Dataset extract:
○ ○ ○ ○ ○
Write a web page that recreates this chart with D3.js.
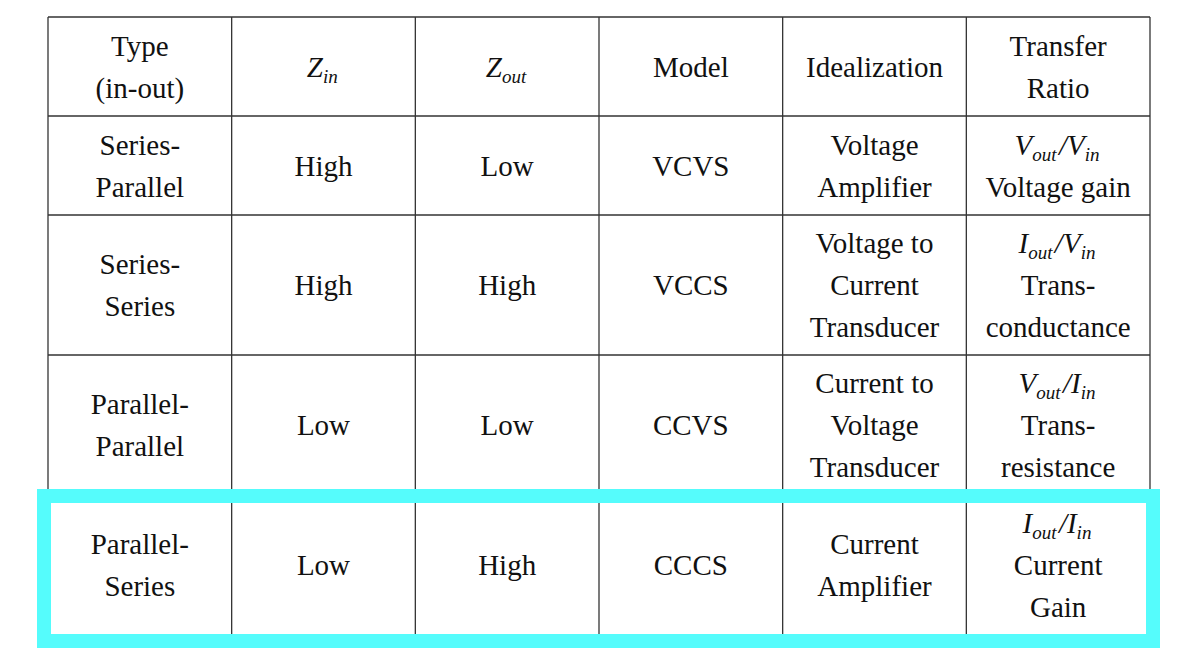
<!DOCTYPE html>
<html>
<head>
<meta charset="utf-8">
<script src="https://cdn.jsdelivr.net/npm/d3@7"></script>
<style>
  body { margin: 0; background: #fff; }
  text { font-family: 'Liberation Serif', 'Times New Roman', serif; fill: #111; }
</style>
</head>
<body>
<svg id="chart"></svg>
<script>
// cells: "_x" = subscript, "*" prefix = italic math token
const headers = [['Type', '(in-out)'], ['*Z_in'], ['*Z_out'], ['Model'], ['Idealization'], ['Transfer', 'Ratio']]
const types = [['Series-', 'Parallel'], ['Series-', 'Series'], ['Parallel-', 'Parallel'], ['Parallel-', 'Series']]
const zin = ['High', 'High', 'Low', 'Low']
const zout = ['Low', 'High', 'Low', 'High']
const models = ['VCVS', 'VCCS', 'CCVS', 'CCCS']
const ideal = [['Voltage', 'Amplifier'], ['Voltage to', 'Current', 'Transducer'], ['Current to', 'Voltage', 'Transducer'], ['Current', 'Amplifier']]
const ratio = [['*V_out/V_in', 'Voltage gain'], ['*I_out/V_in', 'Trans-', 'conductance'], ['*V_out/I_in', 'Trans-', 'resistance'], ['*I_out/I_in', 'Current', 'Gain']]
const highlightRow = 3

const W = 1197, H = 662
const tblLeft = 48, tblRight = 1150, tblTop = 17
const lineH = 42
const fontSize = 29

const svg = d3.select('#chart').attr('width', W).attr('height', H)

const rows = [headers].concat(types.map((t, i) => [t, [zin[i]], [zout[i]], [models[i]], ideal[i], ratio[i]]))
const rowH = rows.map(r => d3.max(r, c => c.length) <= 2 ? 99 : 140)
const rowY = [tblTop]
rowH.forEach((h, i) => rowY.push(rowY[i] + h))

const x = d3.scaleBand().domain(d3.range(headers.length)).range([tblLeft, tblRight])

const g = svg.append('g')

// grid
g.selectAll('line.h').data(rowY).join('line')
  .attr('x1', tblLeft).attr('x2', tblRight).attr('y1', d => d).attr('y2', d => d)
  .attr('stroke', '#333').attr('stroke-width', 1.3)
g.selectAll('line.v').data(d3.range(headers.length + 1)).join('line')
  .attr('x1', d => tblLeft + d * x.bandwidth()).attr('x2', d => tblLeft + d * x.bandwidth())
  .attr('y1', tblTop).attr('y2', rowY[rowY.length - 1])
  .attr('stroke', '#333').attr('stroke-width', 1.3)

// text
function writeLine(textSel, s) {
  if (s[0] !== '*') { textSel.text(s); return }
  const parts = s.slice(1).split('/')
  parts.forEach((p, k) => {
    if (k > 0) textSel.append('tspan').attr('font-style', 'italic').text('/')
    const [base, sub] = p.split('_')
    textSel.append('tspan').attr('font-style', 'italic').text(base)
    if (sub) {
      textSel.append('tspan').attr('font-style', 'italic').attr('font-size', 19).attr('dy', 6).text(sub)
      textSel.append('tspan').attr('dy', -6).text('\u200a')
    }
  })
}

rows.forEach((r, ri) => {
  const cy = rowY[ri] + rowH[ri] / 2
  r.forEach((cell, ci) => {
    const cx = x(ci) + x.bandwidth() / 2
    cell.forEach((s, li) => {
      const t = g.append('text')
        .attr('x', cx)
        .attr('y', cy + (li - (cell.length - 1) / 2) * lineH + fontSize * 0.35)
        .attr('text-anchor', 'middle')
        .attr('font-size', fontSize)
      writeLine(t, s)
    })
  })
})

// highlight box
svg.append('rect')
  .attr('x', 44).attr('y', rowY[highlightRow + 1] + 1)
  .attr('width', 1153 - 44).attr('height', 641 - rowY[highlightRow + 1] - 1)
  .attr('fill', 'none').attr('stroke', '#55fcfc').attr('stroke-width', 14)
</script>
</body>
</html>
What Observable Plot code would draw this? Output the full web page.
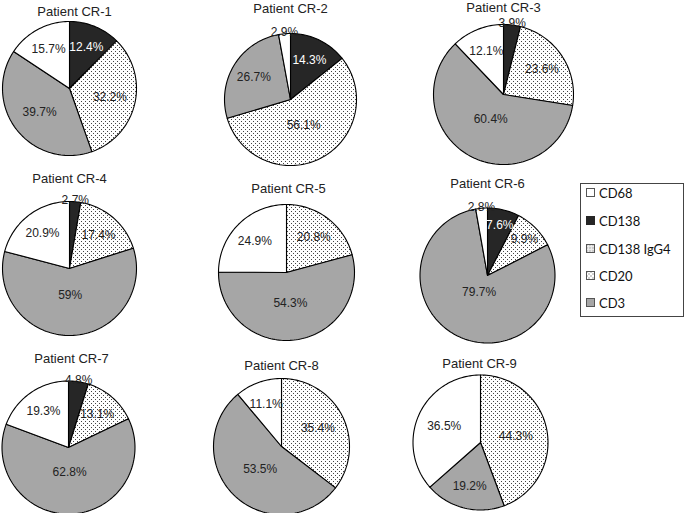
○ ○ ○ ○ ○
Brief: Extract the text of all the records above verbatim, excluding pictures.

Task result:
Write a web page that recreates this chart with D3.js.
<!DOCTYPE html>
<html>
<head>
<meta charset="utf-8">
<script src="https://cdn.jsdelivr.net/npm/d3@7"></script>
<style>
  body { margin: 0; background: #fff; }
  text { font-family: 'Liberation Serif', 'Times New Roman', serif; fill: #111; }
</style>
</head>
<body>
<svg id="chart"></svg>
<script>
// cells: "_x" = subscript, "*" prefix = italic math token
const headers = [['Type', '(in-out)'], ['*Z_in'], ['*Z_out'], ['Model'], ['Idealization'], ['Transfer', 'Ratio']]
const types = [['Series-', 'Parallel'], ['Series-', 'Series'], ['Parallel-', 'Parallel'], ['Parallel-', 'Series']]
const zin = ['High', 'High', 'Low', 'Low']
const zout = ['Low', 'High', 'Low', 'High']
const models = ['VCVS', 'VCCS', 'CCVS', 'CCCS']
const ideal = [['Voltage', 'Amplifier'], ['Voltage to', 'Current', 'Transducer'], ['Current to', 'Voltage', 'Transducer'], ['Current', 'Amplifier']]
const ratio = [['*V_out/V_in', 'Voltage gain'], ['*I_out/V_in', 'Trans-', 'conductance'], ['*V_out/I_in', 'Trans-', 'resistance'], ['*I_out/I_in', 'Current', 'Gain']]
const highlightRow = 3

const W = 1197, H = 662
const tblLeft = 48, tblRight = 1150, tblTop = 17
const lineH = 42
const fontSize = 29

const svg = d3.select('#chart').attr('width', W).attr('height', H)

const rows = [headers].concat(types.map((t, i) => [t, [zin[i]], [zout[i]], [models[i]], ideal[i], ratio[i]]))
const rowH = rows.map(r => d3.max(r, c => c.length) <= 2 ? 99 : 140)
const rowY = [tblTop]
rowH.forEach((h, i) => rowY.push(rowY[i] + h))

const x = d3.scaleBand().domain(d3.range(headers.length)).range([tblLeft, tblRight])

const g = svg.append('g')

// grid
g.selectAll('line.h').data(rowY).join('line')
  .attr('x1', tblLeft).attr('x2', tblRight).attr('y1', d => d).attr('y2', d => d)
  .attr('stroke', '#333').attr('stroke-width', 1.3)
g.selectAll('line.v').data(d3.range(headers.length + 1)).join('line')
  .attr('x1', d => tblLeft + d * x.bandwidth()).attr('x2', d => tblLeft + d * x.bandwidth())
  .attr('y1', tblTop).attr('y2', rowY[rowY.length - 1])
  .attr('stroke', '#333').attr('stroke-width', 1.3)

// text
function writeLine(textSel, s) {
  if (s[0] !== '*') { textSel.text(s); return }
  const parts = s.slice(1).split('/')
  parts.forEach((p, k) => {
    if (k > 0) textSel.append('tspan').attr('font-style', 'italic').text('/')
    const [base, sub] = p.split('_')
    textSel.append('tspan').attr('font-style', 'italic').text(base)
    if (sub) {
      textSel.append('tspan').attr('font-style', 'italic').attr('font-size', 19).attr('dy', 6).text(sub)
      textSel.append('tspan').attr('dy', -6).text('\u200a')
    }
  })
}

rows.forEach((r, ri) => {
  const cy = rowY[ri] + rowH[ri] / 2
  r.forEach((cell, ci) => {
    const cx = x(ci) + x.bandwidth() / 2
    cell.forEach((s, li) => {
      const t = g.append('text')
        .attr('x', cx)
        .attr('y', cy + (li - (cell.length - 1) / 2) * lineH + fontSize * 0.35)
        .attr('text-anchor', 'middle')
        .attr('font-size', fontSize)
      writeLine(t, s)
    })
  })
})

// highlight box
svg.append('rect')
  .attr('x', 44).attr('y', rowY[highlightRow + 1] + 1)
  .attr('width', 1153 - 44).attr('height', 641 - rowY[highlightRow + 1] - 1)
  .attr('fill', 'none').attr('stroke', '#55fcfc').attr('stroke-width', 14)
</script>
</body>
</html>
What Observable Plot code would draw this? Output the full web page.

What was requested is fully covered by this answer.